The processors, represented by John Slot, were complaining that more than a year after the board adopted a specialty-markets policy, nothing is in place.
The tribunal adjourned the appeal in July pending action by the chicken board to either withdraw or amend the existing policy.
Elizabeth Francisco specialist in legal and regulatory affairs and secretary to the chicken board, has confirmed there is no new or amended policy in place in answer to e-mail from Sean McGivern of Progressive Farmers of Ontario.
Here’s what she e-mailed McGivern:
“ . . . there were some discussions with existing farmers about growing Silkies and Frey's Special Dual Purpose as these are eligible breeds under the CFC (Chicken Farmers of Canada) policy.

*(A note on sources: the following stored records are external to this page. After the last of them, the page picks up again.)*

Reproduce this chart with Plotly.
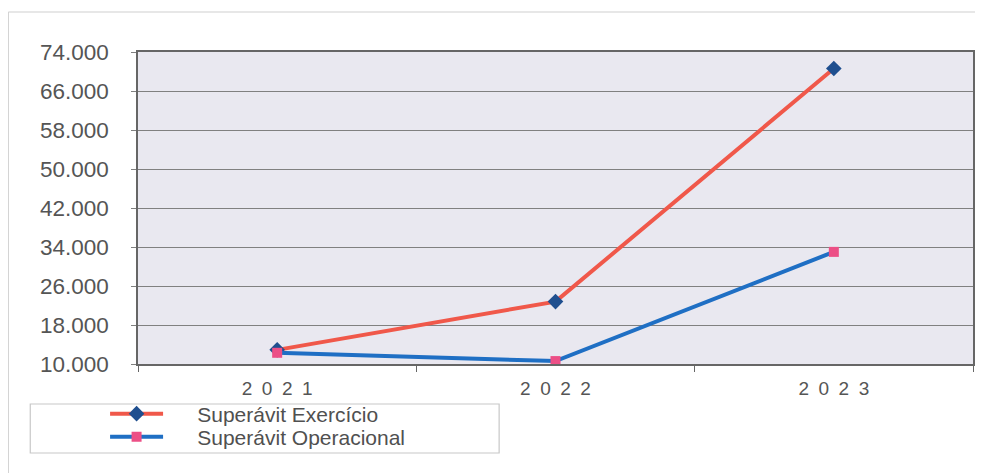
import plotly.graph_objects as go

anos = ["2021", "2022", "2023"]
rotulos_x = ["2\u20020\u20022\u20021", "2\u20020\u20022\u20022", "2\u20020\u20022\u20023"]
superavit_exercicio = [12900, 22800, 70600]
superavit_operacional = [12300, 10600, 33000]
y_ticks = [10000, 18000, 26000, 34000, 42000, 50000, 58000, 66000, 74000]
nomes = ["Superávit Exercício", "Superávit Operacional"]

# page geometry (browser body has an 8px margin)
PL, PR, PT, PB = 138, 975, 52, 364
W, H = PR - PL, PB - PT


def px(x):
    return (x - PL) / W


def py(y):
    return (PB - y) / H


pad = "\u00a0" * 5

fig = go.Figure()
fig.add_trace(go.Scatter(
    x=anos, y=superavit_exercicio, name=pad + nomes[0],
    mode="lines+markers", legend="legend",
    line=dict(color="#f0584a", width=4),
    marker=dict(symbol="diamond", size=12, color="#1f4f8f"),
))
fig.add_trace(go.Scatter(
    x=anos, y=superavit_operacional, name=pad + nomes[1],
    mode="lines+markers", legend="legend2",
    line=dict(color="#1f6fc4", width=4),
    marker=dict(symbol="square", size=10, color="#ec4f86"),
))

leg_common = dict(
    xanchor="left", yanchor="middle",
    bgcolor="rgba(0,0,0,0)", borderwidth=0,
    font=dict(size=21, color="#505050"),
    itemwidth=53,
)

fig.update_layout(
    width=975, height=465,
    margin=dict(l=130, r=8, t=44, b=109),
    paper_bgcolor="white",
    plot_bgcolor="#e9e8f0",
    separators=",.",
    font=dict(family="Liberation Sans, Arial, sans-serif", color="#555555", size=21),
    showlegend=True,
    legend=dict(x=px(105), y=py(414), **leg_common),
    legend2=dict(x=px(105), y=py(437), **leg_common),
    xaxis=dict(
        type="category", range=[-0.5, 2.5],
        tickmode="array", tickvals=anos, ticktext=rotulos_x,
        showgrid=False, showline=True, linecolor="#666666", linewidth=1.5,
        mirror=True, ticks="outside", tickson="boundaries", ticklen=6,
        tickcolor="#666666", ticklabelstandoff=6,
        tickfont=dict(size=19, color="#555555"),
    ),
    yaxis=dict(
        range=[10000, 74000], tickmode="array", tickvals=y_ticks,
        tickformat=",.0f", showgrid=True, gridcolor="#808080", gridwidth=1,
        showline=True, linecolor="#666666", linewidth=1.5, mirror=True,
        ticks="outside", ticklen=5, tickcolor="#808080",
        ticklabelstandoff=18, zeroline=False,
        tickfont=dict(size=22.5, color="#555555"),
    ),
    shapes=[
        dict(type="rect", xref="paper", yref="paper",
             x0=px(30), x1=px(500), y0=py(453), y1=py(404),
             line=dict(color="#c8c8c8", width=1.2), fillcolor="rgba(0,0,0,0)"),
        dict(type="line", xref="paper", yref="paper",
             x0=px(8), x1=px(983), y0=py(12), y1=py(12),
             line=dict(color="#d0d0d0", width=1.2)),
        dict(type="line", xref="paper", yref="paper",
             x0=px(8), x1=px(8), y0=py(473), y1=py(12),
             line=dict(color="#d0d0d0", width=1.2)),
    ],
)

fig.write_html("out.html")
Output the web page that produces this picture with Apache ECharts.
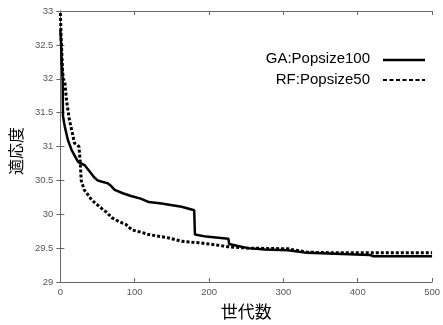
<!DOCTYPE html>
<html><head><meta charset="utf-8">
<script src="https://cdn.jsdelivr.net/npm/echarts@6/dist/echarts.min.js"></script>
<style>html,body{margin:0;padding:0;background:#fff}#c{width:443px;height:325px}</style>
</head><body><div id="c"></div>
<script>
const gaName = 'GA:Popsize100';
const rfName = 'RF:Popsize50';
const gaX = [0,1,2,3,3.5,5,6,10,15,19,24,28,33,41,45,50,56,63,68,73,84,95,108,119,136,163,180,181,196,226,227,239,252,275,306,332,416,421,500];
const gaY = [32.72,32.5,32.2,32.0,31.45,31.35,31.29,31.1,30.95,30.87,30.77,30.75,30.72,30.61,30.55,30.5,30.48,30.46,30.42,30.36,30.31,30.27,30.23,30.18,30.16,30.11,30.06,29.70,29.67,29.64,29.56,29.53,29.50,29.48,29.47,29.43,29.40,29.38,29.38];
const rfX = [0,1,3,4,6,8,12,19,25,26,26.5,28,32,37,42,55,62,69,79,88,96,110,119,146,163,186,208,226,252,306,332,372,500];
const rfY = [32.97,32.6,32.1,32.0,31.95,31.7,31.4,31.05,31.0,30.98,30.8,30.5,30.36,30.29,30.21,30.09,30.03,29.95,29.89,29.85,29.77,29.73,29.70,29.65,29.60,29.58,29.55,29.52,29.50,29.49,29.44,29.43,29.43];
const xTicks = [0,100,200,300,400,500];
const xTitle = '世代数';
const yTitle = '適応度';

const pair = (xs, ys) => xs.map((x, i) => [x, ys[i]]);
const axisCol = '#666';
const lblStyle = {color:'#555', fontSize:9.5, fontFamily:'Liberation Sans, Arial, sans-serif'};
const legFont = 'Liberation Sans, Arial, sans-serif';
const chart = echarts.init(document.getElementById('c'), null, {renderer:'canvas'});
chart.setOption({
  animation:false,
  grid:{left:60, right:7, top:11, bottom:43, show:false},
  graphic:[
    {type:'text', right:73, top:51, style:{text:gaName, font:'15px ' + legFont, fill:'#000', textAlign:'right'}},
    {type:'text', right:73, top:72, style:{text:rfName, font:'15px ' + legFont, fill:'#000', textAlign:'right'}},
    {type:'line', shape:{x1:383, y1:60, x2:425, y2:60}, style:{stroke:'#000', lineWidth:2.5}},
    {type:'line', shape:{x1:383, y1:80, x2:425, y2:80}, style:{stroke:'#000', lineWidth:2, lineDash:[4,2.5]}}
  ],
  xAxis:[{
    type:'value', min:0, max:500, interval:100, position:'bottom',
    name:xTitle, nameLocation:'middle', nameGap:21,
    nameTextStyle:{fontSize:17, color:'#000', fontFamily:'Noto Sans CJK JP'},
    axisLine:{show:true, lineStyle:{color:axisCol, width:1}},
    axisTick:{show:true, inside:true, length:4, lineStyle:{color:axisCol}},
    axisLabel:Object.assign({margin:5, formatter:v=>xTicks.includes(v)?String(v):''}, lblStyle),
    splitLine:{show:false}
  },{
    type:'value', min:0, max:500, interval:100, position:'top',
    axisLine:{show:true, lineStyle:{color:axisCol, width:1}},
    axisTick:{show:true, inside:true, length:4, lineStyle:{color:axisCol}},
    axisLabel:{show:false}, splitLine:{show:false}
  }],
  yAxis:[{
    type:'value', min:29, max:33, interval:0.5, position:'left',
    name:yTitle, nameLocation:'middle', nameGap:26, nameRotate:90,
    nameTextStyle:{fontSize:16, color:'#000', fontFamily:'Noto Sans CJK JP', padding:[0,9,0,0]},
    axisLine:{show:true, lineStyle:{color:axisCol, width:1}},
    axisTick:{show:true, inside:true, length:4, lineStyle:{color:axisCol}},
    axisLabel:Object.assign({margin:7, formatter:v=>String(v)}, lblStyle),
    splitLine:{show:false}
  },{
    type:'value', min:29, max:33, interval:0.5, position:'right',
    axisLine:{show:true, lineStyle:{color:axisCol, width:1}},
    axisTick:{show:true, inside:true, length:4, lineStyle:{color:axisCol}},
    axisLabel:{show:false}, splitLine:{show:false}
  }],
  series:[
    {name:gaName, type:'line', data:pair(gaX, gaY), symbol:'none', showSymbol:false,
     lineStyle:{color:'#000', width:2.5, type:'solid'}, itemStyle:{color:'#000'}, z:3},
    {name:rfName, type:'line', data:pair(rfX, rfY), symbol:'none', showSymbol:false,
     lineStyle:{color:'#000', width:3, type:[3,2]}, itemStyle:{color:'#000'}, z:2}
  ]
});
</script></body></html>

“In essence, the policy under development is required to align Ontario with the national program that results in Ontario being eligible to receive specialty breeds specific supply from CFC.
“There have been no discussions about the policy and any comments made about any aspect of the imminent policy are speculative.
“Based on the forgoing, I revert back to my letter dated August 20, 2014 whereby I respectfully suggest that you defer your request for a hearing at this juncture as it may be too premature to hold a hearing until a policy is enacted.”
McGivern said in a telephone conversation that at least one farmer raising these specialty breeds thinks he may end up with $3 million worth of chicken quota.
Meanwhile, small-volume processors who want chicken supplies so they can develop niche markets remain frozen out.
Justice delayed is justice denied. A policy left on the chicken board shelf is useless.